Instructions for the task ::
From the listing below, copy every line with the word "this".

Code that draws figures:
== == ==

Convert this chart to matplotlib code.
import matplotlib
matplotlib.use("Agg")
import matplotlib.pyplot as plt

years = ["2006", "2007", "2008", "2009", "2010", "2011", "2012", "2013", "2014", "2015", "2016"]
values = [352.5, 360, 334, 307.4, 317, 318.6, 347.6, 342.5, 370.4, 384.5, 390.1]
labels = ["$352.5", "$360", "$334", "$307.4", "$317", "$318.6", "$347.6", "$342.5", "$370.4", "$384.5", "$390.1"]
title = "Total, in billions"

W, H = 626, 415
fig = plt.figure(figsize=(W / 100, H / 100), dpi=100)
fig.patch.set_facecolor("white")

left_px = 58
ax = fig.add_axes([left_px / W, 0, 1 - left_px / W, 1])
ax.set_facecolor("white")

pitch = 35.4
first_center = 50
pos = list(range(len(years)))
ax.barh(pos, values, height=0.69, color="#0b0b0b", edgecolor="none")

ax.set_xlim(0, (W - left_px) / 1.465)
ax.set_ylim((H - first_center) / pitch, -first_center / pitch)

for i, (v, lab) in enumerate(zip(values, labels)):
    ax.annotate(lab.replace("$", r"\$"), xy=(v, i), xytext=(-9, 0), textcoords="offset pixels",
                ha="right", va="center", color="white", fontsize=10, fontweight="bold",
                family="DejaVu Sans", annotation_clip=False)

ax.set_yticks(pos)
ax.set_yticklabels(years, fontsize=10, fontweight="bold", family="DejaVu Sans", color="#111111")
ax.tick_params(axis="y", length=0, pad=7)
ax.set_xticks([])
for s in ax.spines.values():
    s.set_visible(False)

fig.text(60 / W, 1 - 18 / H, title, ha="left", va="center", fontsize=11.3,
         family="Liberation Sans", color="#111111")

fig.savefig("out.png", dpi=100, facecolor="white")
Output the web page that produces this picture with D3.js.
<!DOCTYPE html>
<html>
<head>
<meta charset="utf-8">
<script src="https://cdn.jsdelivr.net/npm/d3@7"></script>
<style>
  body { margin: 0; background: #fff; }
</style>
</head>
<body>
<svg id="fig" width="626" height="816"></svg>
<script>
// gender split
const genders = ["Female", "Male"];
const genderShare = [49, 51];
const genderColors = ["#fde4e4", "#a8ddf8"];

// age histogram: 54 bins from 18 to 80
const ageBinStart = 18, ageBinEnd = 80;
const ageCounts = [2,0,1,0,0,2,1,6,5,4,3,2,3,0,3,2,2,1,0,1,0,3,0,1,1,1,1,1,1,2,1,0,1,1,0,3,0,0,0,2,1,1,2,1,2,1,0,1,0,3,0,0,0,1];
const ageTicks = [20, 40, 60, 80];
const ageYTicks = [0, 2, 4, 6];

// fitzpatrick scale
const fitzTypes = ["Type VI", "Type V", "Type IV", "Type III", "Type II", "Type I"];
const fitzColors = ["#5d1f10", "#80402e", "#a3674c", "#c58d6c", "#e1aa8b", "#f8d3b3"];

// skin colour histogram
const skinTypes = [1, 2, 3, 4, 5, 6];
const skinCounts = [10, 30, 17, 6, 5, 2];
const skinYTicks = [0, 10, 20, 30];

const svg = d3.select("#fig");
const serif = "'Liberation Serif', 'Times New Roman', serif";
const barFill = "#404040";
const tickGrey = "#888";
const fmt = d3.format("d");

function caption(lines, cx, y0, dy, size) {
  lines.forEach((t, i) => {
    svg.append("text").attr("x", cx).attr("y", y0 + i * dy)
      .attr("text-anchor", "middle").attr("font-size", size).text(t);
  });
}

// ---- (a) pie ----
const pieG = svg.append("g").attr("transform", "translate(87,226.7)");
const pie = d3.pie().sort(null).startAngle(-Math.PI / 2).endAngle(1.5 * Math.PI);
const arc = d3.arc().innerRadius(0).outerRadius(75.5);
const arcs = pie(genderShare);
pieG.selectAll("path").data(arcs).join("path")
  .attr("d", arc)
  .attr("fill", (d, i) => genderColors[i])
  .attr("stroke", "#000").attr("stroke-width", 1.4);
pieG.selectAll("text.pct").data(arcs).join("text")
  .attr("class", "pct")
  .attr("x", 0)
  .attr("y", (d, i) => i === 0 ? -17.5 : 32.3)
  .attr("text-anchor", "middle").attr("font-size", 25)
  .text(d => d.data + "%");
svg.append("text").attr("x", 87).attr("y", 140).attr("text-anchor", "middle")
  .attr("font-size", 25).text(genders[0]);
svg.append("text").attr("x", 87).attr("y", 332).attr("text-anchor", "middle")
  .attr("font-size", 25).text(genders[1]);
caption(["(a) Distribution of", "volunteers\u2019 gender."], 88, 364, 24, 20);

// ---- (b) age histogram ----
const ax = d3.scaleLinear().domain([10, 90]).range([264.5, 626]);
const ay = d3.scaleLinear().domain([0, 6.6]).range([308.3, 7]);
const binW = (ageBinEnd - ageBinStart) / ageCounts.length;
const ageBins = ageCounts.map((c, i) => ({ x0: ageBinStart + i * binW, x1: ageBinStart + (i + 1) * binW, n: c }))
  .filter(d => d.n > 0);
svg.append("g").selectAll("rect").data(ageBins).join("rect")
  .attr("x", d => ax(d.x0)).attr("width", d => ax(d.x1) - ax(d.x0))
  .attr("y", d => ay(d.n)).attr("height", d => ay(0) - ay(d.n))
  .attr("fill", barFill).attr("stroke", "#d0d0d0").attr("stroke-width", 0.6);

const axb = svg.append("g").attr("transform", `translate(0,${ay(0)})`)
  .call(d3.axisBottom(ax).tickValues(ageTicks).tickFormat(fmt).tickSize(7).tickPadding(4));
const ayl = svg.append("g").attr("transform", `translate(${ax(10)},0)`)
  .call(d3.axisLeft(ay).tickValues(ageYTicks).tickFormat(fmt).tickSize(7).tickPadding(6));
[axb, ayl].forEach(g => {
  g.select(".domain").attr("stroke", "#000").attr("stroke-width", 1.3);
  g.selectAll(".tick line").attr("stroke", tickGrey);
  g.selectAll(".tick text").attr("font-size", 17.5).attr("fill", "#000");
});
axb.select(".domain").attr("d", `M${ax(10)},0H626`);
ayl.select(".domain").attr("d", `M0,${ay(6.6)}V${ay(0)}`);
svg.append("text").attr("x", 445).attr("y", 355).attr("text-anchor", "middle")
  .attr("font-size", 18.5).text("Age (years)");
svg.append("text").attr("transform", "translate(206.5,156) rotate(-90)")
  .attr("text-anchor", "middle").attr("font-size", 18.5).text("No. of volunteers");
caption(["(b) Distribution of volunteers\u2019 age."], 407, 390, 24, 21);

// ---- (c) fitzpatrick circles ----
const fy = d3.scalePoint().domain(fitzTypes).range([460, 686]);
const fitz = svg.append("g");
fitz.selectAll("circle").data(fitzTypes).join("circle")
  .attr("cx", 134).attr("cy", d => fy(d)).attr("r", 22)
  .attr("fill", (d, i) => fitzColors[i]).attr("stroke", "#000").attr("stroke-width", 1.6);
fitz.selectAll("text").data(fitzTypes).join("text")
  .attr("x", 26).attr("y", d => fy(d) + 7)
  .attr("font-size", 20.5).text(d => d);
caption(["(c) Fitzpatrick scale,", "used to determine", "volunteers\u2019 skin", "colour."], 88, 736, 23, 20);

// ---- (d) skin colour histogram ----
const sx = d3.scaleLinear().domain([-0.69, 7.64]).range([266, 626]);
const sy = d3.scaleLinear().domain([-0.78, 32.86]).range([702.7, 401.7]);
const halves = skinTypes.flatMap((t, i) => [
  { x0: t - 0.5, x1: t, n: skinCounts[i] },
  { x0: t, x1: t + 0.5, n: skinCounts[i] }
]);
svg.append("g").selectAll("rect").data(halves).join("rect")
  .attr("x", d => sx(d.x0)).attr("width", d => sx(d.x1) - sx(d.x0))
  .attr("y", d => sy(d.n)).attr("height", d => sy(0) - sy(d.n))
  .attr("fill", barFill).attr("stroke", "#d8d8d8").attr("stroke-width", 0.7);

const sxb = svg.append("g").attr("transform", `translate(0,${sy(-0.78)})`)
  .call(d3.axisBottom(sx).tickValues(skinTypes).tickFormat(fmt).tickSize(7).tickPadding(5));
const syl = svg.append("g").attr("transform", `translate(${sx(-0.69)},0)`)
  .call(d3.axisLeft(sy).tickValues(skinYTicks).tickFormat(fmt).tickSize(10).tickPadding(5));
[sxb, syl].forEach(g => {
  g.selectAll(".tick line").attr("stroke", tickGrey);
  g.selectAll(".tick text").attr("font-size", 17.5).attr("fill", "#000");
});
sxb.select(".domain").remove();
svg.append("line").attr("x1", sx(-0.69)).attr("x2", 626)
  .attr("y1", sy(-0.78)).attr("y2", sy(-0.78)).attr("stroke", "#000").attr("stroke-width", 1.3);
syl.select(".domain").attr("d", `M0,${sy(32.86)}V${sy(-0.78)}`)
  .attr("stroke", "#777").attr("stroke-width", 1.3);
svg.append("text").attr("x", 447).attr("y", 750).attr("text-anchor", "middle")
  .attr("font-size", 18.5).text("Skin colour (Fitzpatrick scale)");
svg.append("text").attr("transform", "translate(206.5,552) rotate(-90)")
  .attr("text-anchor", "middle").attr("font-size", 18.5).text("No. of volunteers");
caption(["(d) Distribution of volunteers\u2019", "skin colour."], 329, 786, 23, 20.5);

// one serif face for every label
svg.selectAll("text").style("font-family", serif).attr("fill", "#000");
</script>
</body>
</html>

== == ==

Written solution ::
Convert this chart to matplotlib code.
Output the web page that produces this picture with D3.js.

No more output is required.